Strong young men were summoned from their fields and sent to the front line. Tens of thousands of people were killed, and perhaps 350,000 forced to flee their homes. Families with members on both sides of the border were separated. Flour mills, bridges, power lines and irrigation systems were destroyed. Most aid was frozen. In all, the war cost Ethiopia $2.9 billion, according to the Ethiopian Economic Policy Research Institute, a private think-tank. That is almost a whole year's output for every farmer in Ethiopia; and more than 80% of the population live on farms.
Wanted: rain, aid and tax cuts
Another problem, strangely, is tax. Ethiopia abandoned feudalism in the 1970s, when the emperor, Haile Selassie, was murdered, but the old feudal habit of taxing peasants persists. The most irksome levy is payable on the land that peasants till, which they are not allowed to own, because the government owns all the land. The sums involved are small, but do not seem so to those who pay them. Mr Oumar usually hands over 60 birr ($7) a year, which he describes as “heavy”. The average Ethiopian income is only $100 a year, but most peasants earn far less.

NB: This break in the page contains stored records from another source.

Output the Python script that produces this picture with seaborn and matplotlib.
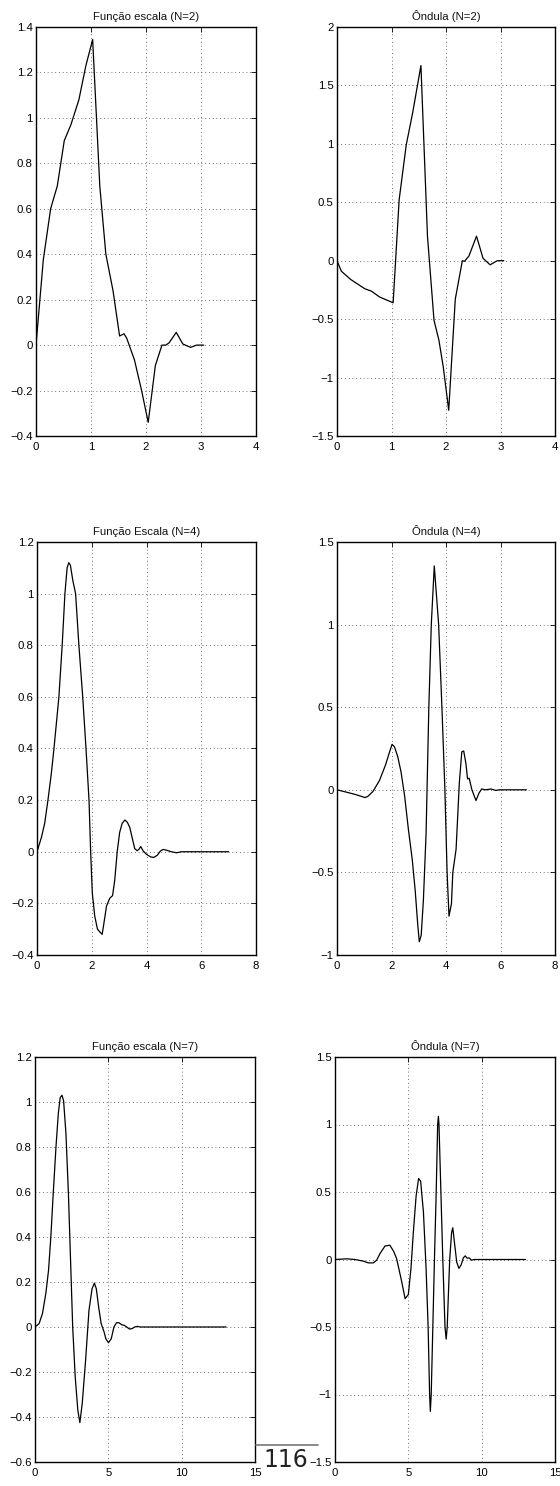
import numpy as np
import matplotlib
matplotlib.use("Agg")
import matplotlib.pyplot as plt
import seaborn as sns
from matplotlib.ticker import FuncFormatter, MultipleLocator
from matplotlib import font_manager

# ---------------- data ----------------
titles = ["Função escala (N=2)", "Ôndula (N=2)",
          "Função Escala (N=4)", "Ôndula (N=4)",
          "Função escala (N=7)", "Ôndula (N=7)"]

phi2_x = [0, 0.133, 0.266, 0.387, 0.514, 0.635, 0.78, 0.907, 1.03, 1.16, 1.27,
          1.40, 1.52, 1.60, 1.65, 1.79, 1.92, 2.04, 2.17, 2.29, 2.36, 2.42,
          2.55, 2.67, 2.81, 2.92, 3.05]
phi2_y = [0, 0.376, 0.60, 0.70, 0.90, 0.97, 1.08, 1.23, 1.345, 0.70, 0.40,
          0.24, 0.04, 0.05, 0.03, -0.065, -0.20, -0.34, -0.09, 0.0, 0.0, 0.01,
          0.056, 0.005, -0.01, 0.0, 0.0]

psi2_x = [0, 0.08, 0.25, 0.51, 0.63, 0.78, 1.03, 1.14, 1.27, 1.39, 1.54, 1.66,
          1.78, 1.87, 1.95, 2.05, 2.17, 2.30, 2.34, 2.42, 2.56, 2.68, 2.81,
          2.94, 3.06]
psi2_y = [0, -0.09, -0.16, -0.24, -0.26, -0.31, -0.36, 0.52, 0.99, 1.27, 1.67,
          0.21, -0.51, -0.68, -0.91, -1.28, -0.33, 0.0, -0.005, 0.04, 0.21,
          0.02, -0.035, 0.0, 0.0]

phi4_x = [0, 0.16, 0.28, 0.40, 0.52, 0.62, 0.71, 0.80, 0.92, 1.02, 1.10, 1.16,
          1.22, 1.31, 1.41, 1.53, 1.67, 1.79, 1.90, 1.96, 2.02, 2.11, 2.21,
          2.29, 2.38, 2.44, 2.54, 2.66, 2.76, 2.84, 2.93, 3.02, 3.11, 3.21,
          3.30, 3.39, 3.49, 3.57, 3.66, 3.72, 3.79, 3.88, 4.0, 4.15, 4.27,
          4.39, 4.51, 4.61, 4.73, 4.91, 5.10, 5.28, 7.0]
phi4_y = [0, 0.055, 0.11, 0.20, 0.30, 0.40, 0.50, 0.60, 0.80, 1.00, 1.10, 1.12,
          1.11, 1.05, 1.00, 0.80, 0.60, 0.40, 0.20, 0.0, -0.16, -0.25, -0.30,
          -0.31, -0.32, -0.28, -0.21, -0.18, -0.17, -0.11, 0.0, 0.075, 0.11,
          0.123, 0.114, 0.094, 0.048, 0.012, 0.004, 0.009, 0.02, 0.003, -0.01,
          -0.02, -0.022, -0.014, 0.003, 0.009, 0.006, 0.0, -0.004, 0.0, 0.0]

psi4_x = [0, 0.34, 0.71, 1.03, 1.13, 1.32, 1.56, 1.78, 1.93, 2.02, 2.11, 2.23,
          2.35, 2.48, 2.62, 2.76, 2.87, 2.96, 3.02, 3.09, 3.17, 3.27, 3.37,
          3.46, 3.57, 3.73, 3.85, 3.96, 4.04, 4.11, 4.20, 4.25, 4.37, 4.49,
          4.58, 4.65, 4.73, 4.79, 4.85, 4.95, 5.10, 5.21, 5.31, 5.45, 5.65,
          5.83, 5.95, 6.95]
psi4_y = [0, -0.014, -0.03, -0.047, -0.04, -0.01, 0.057, 0.15, 0.23, 0.275,
          0.26, 0.20, 0.108, -0.035, -0.24, -0.42, -0.61, -0.81, -0.92, -0.88,
          -0.67, -0.26, 0.5, 1.0, 1.355, 1.0, 0.5, 0.0, -0.5, -0.765, -0.69,
          -0.5, -0.36, 0.045, 0.23, 0.235, 0.16, 0.066, 0.07, 0.0, -0.065,
          -0.02, 0.005, 0.0, 0.005, -0.004, 0.0, 0.0]

phi7_x = [0, 0.28, 0.51, 0.74, 0.92, 1.08, 1.24, 1.43, 1.59, 1.72, 1.84, 1.95,
          2.11, 2.28, 2.41, 2.57, 2.74, 2.92, 3.06, 3.22, 3.45, 3.68, 3.89,
          4.05, 4.18, 4.34, 4.51, 4.71, 4.83, 5.01, 5.20, 5.38, 5.56, 5.72,
          5.91, 6.09, 6.25, 6.44, 6.62, 6.80, 6.99, 7.17, 13.03]
phi7_y = [0, 0.015, 0.06, 0.15, 0.25, 0.40, 0.59, 0.80, 0.95, 1.02, 1.03,
          1.005, 0.86, 0.59, 0.325, 0.0, -0.22, -0.37, -0.425, -0.34, -0.148,
          0.074, 0.17, 0.195, 0.17, 0.089, 0.015, -0.022, -0.052, -0.07,
          -0.052, 0.0, 0.019, 0.019, 0.01, 0.007, 0.0, -0.009, -0.007, 0.0,
          0.003, 0.0, 0.0]

psi7_x = [0, 0.80, 1.36, 1.93, 2.27, 2.61, 2.84, 3.07, 3.41, 3.74, 4.0, 4.2,
          4.54, 4.78, 5.0, 5.18, 5.34, 5.53, 5.70, 5.84, 6.03, 6.21, 6.35,
          6.45, 6.50, 6.56, 6.67, 6.78, 6.90, 7.0, 7.05, 7.09, 7.22, 7.35,
          7.50, 7.58, 7.65, 7.82, 7.95, 8.03, 8.15, 8.30, 8.45, 8.60, 8.75,
          8.88, 9.0, 9.15, 9.30, 9.5, 13.0]
psi7_y = [0, 0.005, 0.0, -0.012, -0.025, -0.025, -0.005, 0.044, 0.10, 0.106,
          0.06, 0.007, -0.16, -0.29, -0.26, -0.066, 0.20, 0.47, 0.60, 0.58,
          0.35, -0.066, -0.5, -1.0, -1.125, -1.0, -0.5, 0.0, 0.5, 1.0, 1.06,
          1.0, 0.5, 0.0, -0.5, -0.59, -0.5, 0.0, 0.2, 0.235, 0.12, -0.02,
          -0.066, -0.04, 0.012, 0.027, 0.01, 0.012, -0.005, 0.0, 0.0]

series = [(phi2_x, phi2_y), (psi2_x, psi2_y),
          (phi4_x, phi4_y), (psi4_x, psi4_y),
          (phi7_x, phi7_y), (psi7_x, psi7_y)]

xlims = [(0, 4), (0, 4), (0, 8), (0, 8), (0, 15), (0, 15)]
xsteps = [1, 1, 2, 2, 5, 5]
ylims = [(-0.4, 1.4), (-1.5, 2), (-0.4, 1.2), (-1, 1.5), (-0.6, 1.2), (-1.5, 1.5)]
ysteps = [0.2, 0.5, 0.2, 0.5, 0.2, 0.5]

page_number = "116"

# ---------------- figure ----------------
sns.set_theme(style="white")
plt.rcParams['font.family'] = ['Liberation Sans', 'DejaVu Sans']

W, H = 560, 1486
fig = plt.figure(figsize=(W / 100, H / 100), dpi=100)

boxes = [  # (x0, x1, y0, y1) in pixels
    (36, 256, 27, 436), (337, 555, 27, 436),
    (37, 256, 542, 955), (337, 555, 542, 955),
    (35, 255, 1057, 1462), (335, 555, 1057, 1462),
]


def fmt(v, pos):
    s = "%g" % round(v, 6)
    if s == "-0":
        s = "0"
    return s.replace("-", "\u2212")


for i, (x0, x1, y0, y1) in enumerate(boxes):
    ax = fig.add_axes([x0 / W, 1 - y1 / H, (x1 - x0) / W, (y1 - y0) / H])
    xs, ys = series[i]
    sns.lineplot(x=xs, y=ys, ax=ax, color="black", linewidth=0.9,
                 estimator=None, sort=False)
    ax.set_xlim(*xlims[i])
    ax.set_ylim(*ylims[i])
    ax.xaxis.set_major_locator(MultipleLocator(xsteps[i]))
    ax.yaxis.set_major_locator(MultipleLocator(ysteps[i]))
    ax.xaxis.set_major_formatter(FuncFormatter(fmt))
    ax.yaxis.set_major_formatter(FuncFormatter(fmt))
    ax.grid(True, color="#444444", linestyle=(0, (1, 3.5)), linewidth=0.6)
    ax.tick_params(direction="in", top=True, right=True, length=3.5,
                   width=0.6, labelsize=8.2, colors="black")
    ax.tick_params(axis="x", pad=4)
    ax.tick_params(axis="y", pad=2.5)
    for sp in ax.spines.values():
        sp.set_color("black")
        sp.set_linewidth(1.0)
    ax.set_title(titles[i], fontsize=8.2, pad=5, color="#111111")
    ax.set_xlabel("")
    ax.set_ylabel("")

# page number with overline
names = {f.name for f in font_manager.fontManager.ttflist}
pn_family = ["Liberation Sans Narrow"] if "Liberation Sans Narrow" in names else ["DejaVu Sans"]
pn_size = 21 if pn_family[0] == "Liberation Sans Narrow" else 17
fig.add_artist(plt.Line2D([256 / W, 318 / W], [1 - 1445 / H, 1 - 1445 / H],
                          color="#777777", linewidth=1.2))
fig.text(286 / W, 1 - 1460 / H, page_number, ha="center", va="center",
         fontsize=pn_size, color="#222222", family=pn_family)

fig.savefig("out.png", dpi=100)
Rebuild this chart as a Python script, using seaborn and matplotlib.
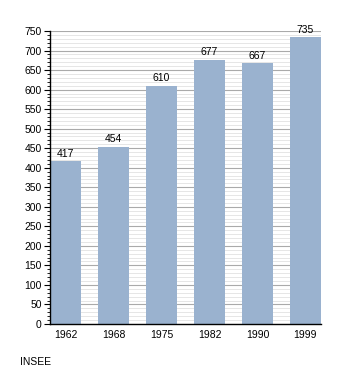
import matplotlib
matplotlib.use("Agg")
import matplotlib.pyplot as plt
import seaborn as sns
import pandas as pd
from matplotlib.ticker import MultipleLocator

years = ["1962", "1968", "1975", "1982", "1990", "1999"]
population = [417, 454, 610, 677, 667, 735]

df = pd.DataFrame({"year": years, "pop": population})

sns.set_style("white")
plt.rcParams['font.family'] = ['Liberation Sans', 'DejaVu Sans']
plt.rcParams['text.color'] = 'black'
plt.rcParams['xtick.color'] = 'black'
plt.rcParams['ytick.color'] = 'black'
plt.rcParams['axes.labelcolor'] = 'black'

fig = plt.figure(figsize=(3.5, 3.73), dpi=100)
ax = fig.add_axes([50/350, 49/373, 271/350, 293/373])

sns.barplot(data=df, x="year", y="pop", color="#9ab2cf", saturation=1,
            width=0.65, ax=ax, zorder=2, linewidth=0, edgecolor="none")

ax.set_xlim(-0.325, len(years) - 1 + 0.325)
ax.set_ylim(0, 750)
ax.yaxis.set_major_locator(MultipleLocator(50))
ax.yaxis.set_minor_locator(MultipleLocator(10))
ax.grid(which="major", axis="y", color="#aaaaaa", linewidth=0.8, zorder=0)
ax.grid(which="minor", axis="y", color="#e2e2e2", linewidth=0.6, zorder=0)
ax.set_axisbelow(True)

for s in ["top", "right"]:
    ax.spines[s].set_visible(False)
for s in ["left", "bottom"]:
    ax.spines[s].set_color("black")
    ax.spines[s].set_linewidth(1.0)
    ax.spines[s].set_zorder(5)

ax.tick_params(axis="y", which="major", length=4, width=0.8, left=True, labelsize=7.5, pad=2, colors="black")
ax.tick_params(axis="y", which="minor", length=2, width=0.6, left=True, colors="black")
ax.tick_params(axis="x", length=0, labelsize=7.5, pad=4, colors="black")
ax.set_xlabel("")
ax.set_ylabel("")

for i, v in enumerate(population):
    ax.text(i, v + 6, str(v), ha="center", va="bottom", fontsize=7.5, zorder=4, color="black")

fig.text(20/350, 1 - 362/373, "INSEE", fontsize=7.5, va="center", ha="left", color="black")

fig.savefig("out.png", dpi=100)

Tax-collectors generally make an exception for those who are on the verge of starving: this year, Mr Oumar was let off. They tend not to tax nomads either, partly because they are hard to trace, and partly because so many carry submachineguns. But taxes levied on peasants in years when the harvest is good make it hard for them to accumulate a surplus to see them through the bad years.
What is more, taxes must be paid in cash, shortly after harvest time. To raise this cash, peasants all take their spare crops to market at the same time, which depresses prices and means they have to sell more of their crop to meet their tax bill. The tax raises negligible sums for the government (only 1% of total annual revenues), but inflicts serious harm on the most vulnerable Ethiopians. “If we don't pay,” laments Mr Oumar, “they say they'll take our land.”